Un œil vagabond par Jean Lambert-wild

Il y a ce que l’on regarde et il y a ce que l’on voit.  Elles sont rares ces consciences qui arrivent à regarder et à voir dans un même temps.

Tristan Jeanne-Valès avait cette conscience. Elle était si forte en lui que ce qu’il voyait et regardait se transformait en une beauté rageuse. Il était capable de figer le temps pour lui donner sens.

J’ai constaté que son acuité en vieillissant, au contraire de nous, ne faiblissait pas. Bien au contraire, elle se renforçait, devenait de plus en plus pointue. Ses photographies faisaient sortir de l’ombre des mémoires cachées.

Par un magnétisme étrange, il attirait vers sa rétine des émotions suspendues à un fil de vérité, des architectures de doutes au bord de l’effondrement, des mouvements secrets enfin éjectés de leurs corps, des visages singuliers façonnés par des fantômes.

J’ai eu la chance que Tristan Jeanne-Valès m’accompagne pendant plus de vingt ans. Il fut le témoin de chaque création.  Il fut le compagnon de chaque aventure. Il m’a aidé à sortir Gramblanc de la nuit. Il était là le jour où, pour la première fois, j’ai murmuré le nom de ce clown blanc en tremblant.

C’était un homme bâti comme un rapace. Il était grand, ses mains étaient fines, son rire était sec, ses mots étaient toujours vifs. Il observait le monde sans autre procédé que de le révéler avec une lumière intérieure composée d’un spectre allant d’une pudeur bleutée à une honnêteté rougeoyante.  

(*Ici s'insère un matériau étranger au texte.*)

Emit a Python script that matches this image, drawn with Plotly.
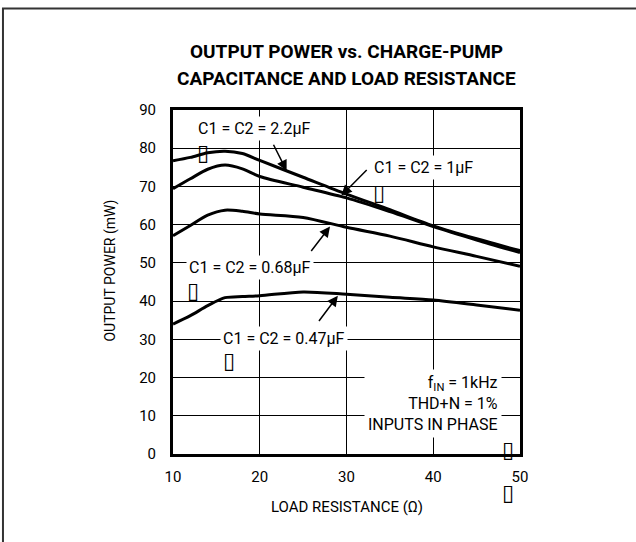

C’était un vagabond de l’âme qui savait effrayer les sermonneurs qui redoutent tout ce qui est flou ou hors du cadre. Nous avons perdu un grand artiste et j’ai perdu un grand ami.

Maintenant je me sais aveugle de moi-même. Mais malgré ma tristesse, je suis bien curieux des photographies qu’il prendra des ténèbres. Je suis certain que son objectif en fixera la première lumière.